Goal: In the listing below, locate the line with "Generate a Python" and the line with "from matplotlib.ticker import MultipleLocator", then output both and everything between them exactly, minus any pictures.

Supplied entries:
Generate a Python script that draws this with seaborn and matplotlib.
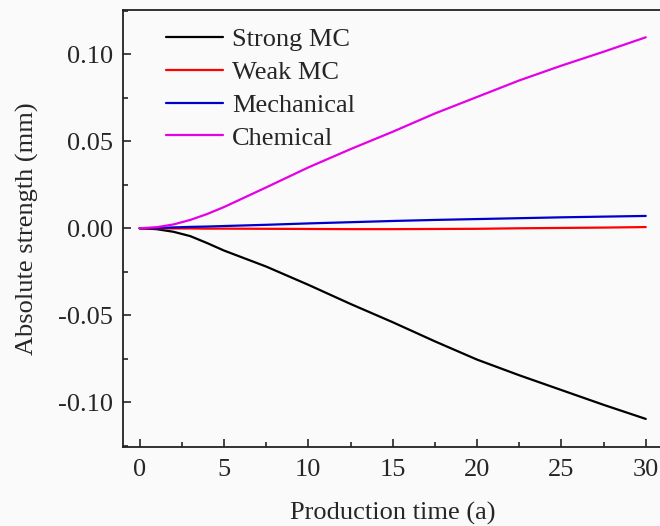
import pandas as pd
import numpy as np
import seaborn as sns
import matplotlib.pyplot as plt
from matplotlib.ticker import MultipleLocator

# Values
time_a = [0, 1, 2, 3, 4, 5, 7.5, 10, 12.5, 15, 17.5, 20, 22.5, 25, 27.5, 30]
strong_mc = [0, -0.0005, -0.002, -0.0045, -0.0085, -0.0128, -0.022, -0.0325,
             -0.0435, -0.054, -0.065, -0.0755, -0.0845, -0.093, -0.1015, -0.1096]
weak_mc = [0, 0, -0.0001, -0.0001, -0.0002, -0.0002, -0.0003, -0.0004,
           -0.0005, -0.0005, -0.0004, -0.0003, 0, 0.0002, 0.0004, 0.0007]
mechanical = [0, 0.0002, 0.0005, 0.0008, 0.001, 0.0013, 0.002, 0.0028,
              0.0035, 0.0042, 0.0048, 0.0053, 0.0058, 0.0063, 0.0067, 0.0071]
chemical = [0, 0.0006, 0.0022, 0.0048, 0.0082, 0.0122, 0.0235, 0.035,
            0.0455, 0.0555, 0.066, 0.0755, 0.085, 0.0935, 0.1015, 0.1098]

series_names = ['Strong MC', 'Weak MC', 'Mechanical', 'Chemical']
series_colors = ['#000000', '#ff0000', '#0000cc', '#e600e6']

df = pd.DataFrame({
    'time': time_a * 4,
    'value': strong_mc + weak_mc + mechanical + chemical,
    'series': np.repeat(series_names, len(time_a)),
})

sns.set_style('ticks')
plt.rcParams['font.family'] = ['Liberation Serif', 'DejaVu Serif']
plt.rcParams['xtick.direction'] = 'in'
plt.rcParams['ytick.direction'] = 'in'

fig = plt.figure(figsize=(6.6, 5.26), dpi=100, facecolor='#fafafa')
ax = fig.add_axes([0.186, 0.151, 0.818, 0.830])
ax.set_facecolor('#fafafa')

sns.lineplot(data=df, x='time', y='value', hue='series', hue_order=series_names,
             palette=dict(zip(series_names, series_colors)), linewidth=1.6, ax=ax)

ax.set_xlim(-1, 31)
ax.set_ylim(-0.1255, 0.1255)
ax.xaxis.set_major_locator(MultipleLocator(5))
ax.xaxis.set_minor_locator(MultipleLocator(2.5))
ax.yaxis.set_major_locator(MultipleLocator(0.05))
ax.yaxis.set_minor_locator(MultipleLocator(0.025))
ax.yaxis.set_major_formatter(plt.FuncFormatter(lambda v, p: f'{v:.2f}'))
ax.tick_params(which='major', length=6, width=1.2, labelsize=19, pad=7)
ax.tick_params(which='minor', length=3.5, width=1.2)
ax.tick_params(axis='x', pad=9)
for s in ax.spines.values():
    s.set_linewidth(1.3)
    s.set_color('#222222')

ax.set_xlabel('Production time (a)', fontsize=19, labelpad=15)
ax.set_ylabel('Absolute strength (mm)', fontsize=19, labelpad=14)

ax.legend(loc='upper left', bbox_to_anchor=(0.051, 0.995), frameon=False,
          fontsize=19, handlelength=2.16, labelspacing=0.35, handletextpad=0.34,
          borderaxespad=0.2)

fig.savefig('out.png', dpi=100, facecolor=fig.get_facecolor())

...

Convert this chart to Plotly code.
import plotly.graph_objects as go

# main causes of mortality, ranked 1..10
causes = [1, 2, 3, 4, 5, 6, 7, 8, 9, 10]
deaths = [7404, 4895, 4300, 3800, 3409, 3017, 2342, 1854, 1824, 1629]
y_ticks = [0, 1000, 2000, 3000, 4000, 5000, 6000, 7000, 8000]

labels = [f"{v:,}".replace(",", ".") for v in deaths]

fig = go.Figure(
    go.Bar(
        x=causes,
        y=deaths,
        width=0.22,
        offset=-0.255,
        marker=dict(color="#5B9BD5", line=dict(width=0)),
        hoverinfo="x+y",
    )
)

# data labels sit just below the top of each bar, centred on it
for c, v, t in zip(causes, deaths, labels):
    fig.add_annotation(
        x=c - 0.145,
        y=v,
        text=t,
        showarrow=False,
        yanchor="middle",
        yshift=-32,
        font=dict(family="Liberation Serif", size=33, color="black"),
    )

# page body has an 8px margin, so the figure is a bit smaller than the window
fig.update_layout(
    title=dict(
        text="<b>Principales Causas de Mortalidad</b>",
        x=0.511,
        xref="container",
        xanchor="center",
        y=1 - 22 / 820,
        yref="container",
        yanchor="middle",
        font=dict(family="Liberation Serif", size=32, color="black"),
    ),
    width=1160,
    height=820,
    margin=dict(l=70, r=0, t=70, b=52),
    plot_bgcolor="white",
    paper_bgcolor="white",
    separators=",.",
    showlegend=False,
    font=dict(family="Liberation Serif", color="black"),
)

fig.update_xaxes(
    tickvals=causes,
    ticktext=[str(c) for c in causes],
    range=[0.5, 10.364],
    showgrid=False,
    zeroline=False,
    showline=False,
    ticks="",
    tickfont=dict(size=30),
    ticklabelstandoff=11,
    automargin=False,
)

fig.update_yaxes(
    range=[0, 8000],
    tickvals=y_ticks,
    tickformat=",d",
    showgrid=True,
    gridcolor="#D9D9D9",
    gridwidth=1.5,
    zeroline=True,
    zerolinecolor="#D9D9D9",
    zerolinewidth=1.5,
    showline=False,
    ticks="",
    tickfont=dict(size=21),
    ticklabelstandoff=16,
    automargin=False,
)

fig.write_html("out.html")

Written reply:
Generate a Python script that draws this with seaborn and matplotlib.
import pandas as pd
import numpy as np
import seaborn as sns
import matplotlib.pyplot as plt
from matplotlib.ticker import MultipleLocator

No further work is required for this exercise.